### Written problem
Could you repeat, exactly as they stand, the lines between the one with "Recreate this image" and the one with "import * as", inclusive, minus the pictures?

[Source code of charts]
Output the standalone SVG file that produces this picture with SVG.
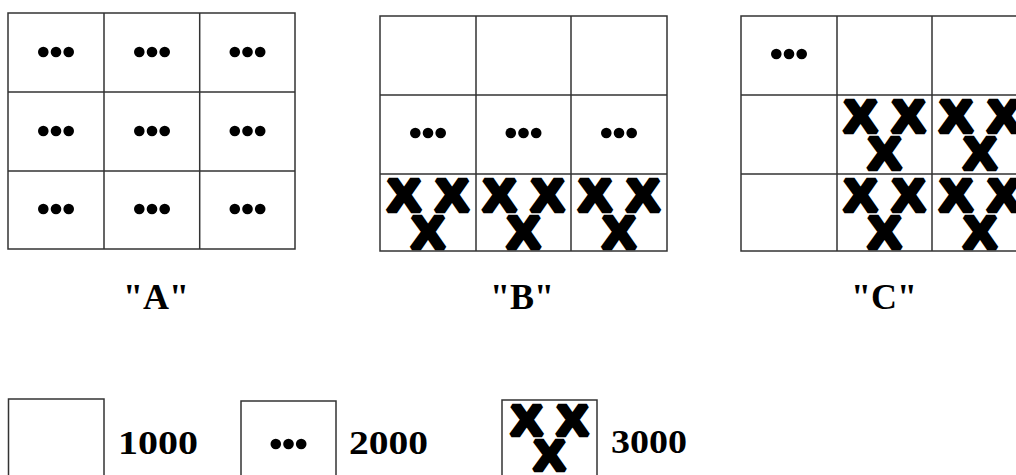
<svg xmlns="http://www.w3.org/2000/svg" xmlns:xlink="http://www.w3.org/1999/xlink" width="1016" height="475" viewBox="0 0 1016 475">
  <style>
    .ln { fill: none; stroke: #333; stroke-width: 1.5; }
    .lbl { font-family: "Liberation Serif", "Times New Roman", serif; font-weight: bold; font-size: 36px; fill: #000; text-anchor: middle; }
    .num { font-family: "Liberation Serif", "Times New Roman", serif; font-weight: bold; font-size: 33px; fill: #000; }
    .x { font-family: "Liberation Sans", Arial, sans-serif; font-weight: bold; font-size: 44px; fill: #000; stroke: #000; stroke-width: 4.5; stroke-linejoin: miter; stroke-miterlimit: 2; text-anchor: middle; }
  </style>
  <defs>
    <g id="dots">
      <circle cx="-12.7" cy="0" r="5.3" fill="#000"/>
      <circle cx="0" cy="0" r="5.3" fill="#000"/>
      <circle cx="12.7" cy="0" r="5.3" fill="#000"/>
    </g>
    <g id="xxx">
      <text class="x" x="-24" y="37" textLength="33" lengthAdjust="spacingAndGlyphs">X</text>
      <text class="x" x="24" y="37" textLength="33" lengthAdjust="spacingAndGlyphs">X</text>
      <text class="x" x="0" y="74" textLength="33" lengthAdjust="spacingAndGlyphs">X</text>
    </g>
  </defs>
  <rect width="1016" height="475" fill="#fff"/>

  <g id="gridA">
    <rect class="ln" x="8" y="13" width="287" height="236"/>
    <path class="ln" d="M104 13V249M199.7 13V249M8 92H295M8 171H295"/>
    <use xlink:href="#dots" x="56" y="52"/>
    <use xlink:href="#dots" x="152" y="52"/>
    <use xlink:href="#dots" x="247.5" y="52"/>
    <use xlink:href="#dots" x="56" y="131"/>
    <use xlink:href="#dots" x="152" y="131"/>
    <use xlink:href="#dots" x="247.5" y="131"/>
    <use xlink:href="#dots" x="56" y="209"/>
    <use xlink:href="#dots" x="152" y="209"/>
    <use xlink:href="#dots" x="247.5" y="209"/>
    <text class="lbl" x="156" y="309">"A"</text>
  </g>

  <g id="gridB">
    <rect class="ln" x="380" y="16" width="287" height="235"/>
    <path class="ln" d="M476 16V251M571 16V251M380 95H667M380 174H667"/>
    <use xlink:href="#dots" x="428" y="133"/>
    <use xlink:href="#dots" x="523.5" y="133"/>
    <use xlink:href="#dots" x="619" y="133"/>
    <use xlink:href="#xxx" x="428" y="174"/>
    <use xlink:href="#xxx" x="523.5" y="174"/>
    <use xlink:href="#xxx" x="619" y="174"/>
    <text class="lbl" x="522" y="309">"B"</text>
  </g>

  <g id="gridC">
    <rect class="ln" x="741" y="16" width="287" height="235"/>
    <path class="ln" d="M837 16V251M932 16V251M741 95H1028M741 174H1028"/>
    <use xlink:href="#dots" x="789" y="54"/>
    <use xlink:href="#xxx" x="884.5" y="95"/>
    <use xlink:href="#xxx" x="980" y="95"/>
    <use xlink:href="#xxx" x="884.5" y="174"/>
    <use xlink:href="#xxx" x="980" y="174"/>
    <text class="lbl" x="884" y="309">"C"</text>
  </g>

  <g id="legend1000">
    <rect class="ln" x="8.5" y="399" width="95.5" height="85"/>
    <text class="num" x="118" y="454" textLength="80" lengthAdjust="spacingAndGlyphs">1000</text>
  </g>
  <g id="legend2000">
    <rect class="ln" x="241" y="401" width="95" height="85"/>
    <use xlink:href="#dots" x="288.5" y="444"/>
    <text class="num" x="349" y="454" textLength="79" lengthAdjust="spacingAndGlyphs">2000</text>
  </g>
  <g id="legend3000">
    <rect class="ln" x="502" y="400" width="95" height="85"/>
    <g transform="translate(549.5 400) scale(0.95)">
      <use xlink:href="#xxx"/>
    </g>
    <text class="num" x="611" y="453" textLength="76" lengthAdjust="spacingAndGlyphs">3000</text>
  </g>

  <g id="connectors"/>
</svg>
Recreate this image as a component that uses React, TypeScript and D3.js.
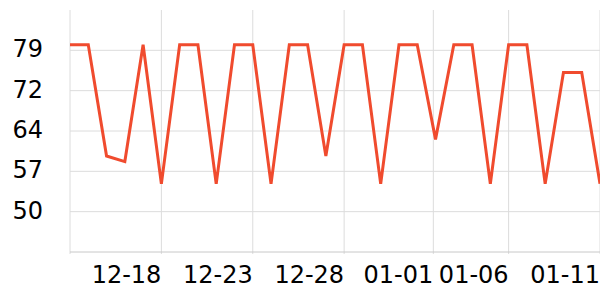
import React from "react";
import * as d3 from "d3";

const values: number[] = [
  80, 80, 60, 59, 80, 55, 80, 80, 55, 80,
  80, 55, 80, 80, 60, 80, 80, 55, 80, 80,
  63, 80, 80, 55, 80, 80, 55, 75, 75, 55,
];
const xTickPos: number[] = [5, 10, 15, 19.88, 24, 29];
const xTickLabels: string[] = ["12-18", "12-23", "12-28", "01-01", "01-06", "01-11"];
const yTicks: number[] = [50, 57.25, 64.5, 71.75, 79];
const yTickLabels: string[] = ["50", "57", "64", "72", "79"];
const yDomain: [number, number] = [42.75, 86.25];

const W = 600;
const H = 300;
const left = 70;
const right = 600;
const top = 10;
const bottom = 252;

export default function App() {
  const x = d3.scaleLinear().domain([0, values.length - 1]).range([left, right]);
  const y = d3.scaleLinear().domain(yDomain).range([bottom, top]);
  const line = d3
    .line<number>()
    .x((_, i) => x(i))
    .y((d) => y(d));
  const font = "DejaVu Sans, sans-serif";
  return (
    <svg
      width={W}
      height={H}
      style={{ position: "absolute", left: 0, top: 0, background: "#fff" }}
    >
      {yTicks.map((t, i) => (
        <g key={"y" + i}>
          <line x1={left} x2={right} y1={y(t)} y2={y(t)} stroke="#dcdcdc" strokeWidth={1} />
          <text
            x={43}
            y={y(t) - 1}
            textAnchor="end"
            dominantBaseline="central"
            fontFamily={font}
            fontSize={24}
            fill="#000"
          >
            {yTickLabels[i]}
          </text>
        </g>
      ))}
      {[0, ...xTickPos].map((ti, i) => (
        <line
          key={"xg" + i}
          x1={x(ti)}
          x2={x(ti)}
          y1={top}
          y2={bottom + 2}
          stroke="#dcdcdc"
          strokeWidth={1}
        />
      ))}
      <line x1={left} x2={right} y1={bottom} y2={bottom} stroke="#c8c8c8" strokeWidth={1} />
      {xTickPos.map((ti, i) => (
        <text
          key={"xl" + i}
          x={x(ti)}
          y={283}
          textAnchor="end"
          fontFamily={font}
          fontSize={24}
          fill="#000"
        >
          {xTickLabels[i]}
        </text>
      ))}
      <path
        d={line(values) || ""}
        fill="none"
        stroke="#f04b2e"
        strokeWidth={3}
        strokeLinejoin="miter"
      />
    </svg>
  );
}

### Answer to the problem
Recreate this image as a component that uses React, TypeScript and D3.js.
import React from "react";
import * as d3 from "d3";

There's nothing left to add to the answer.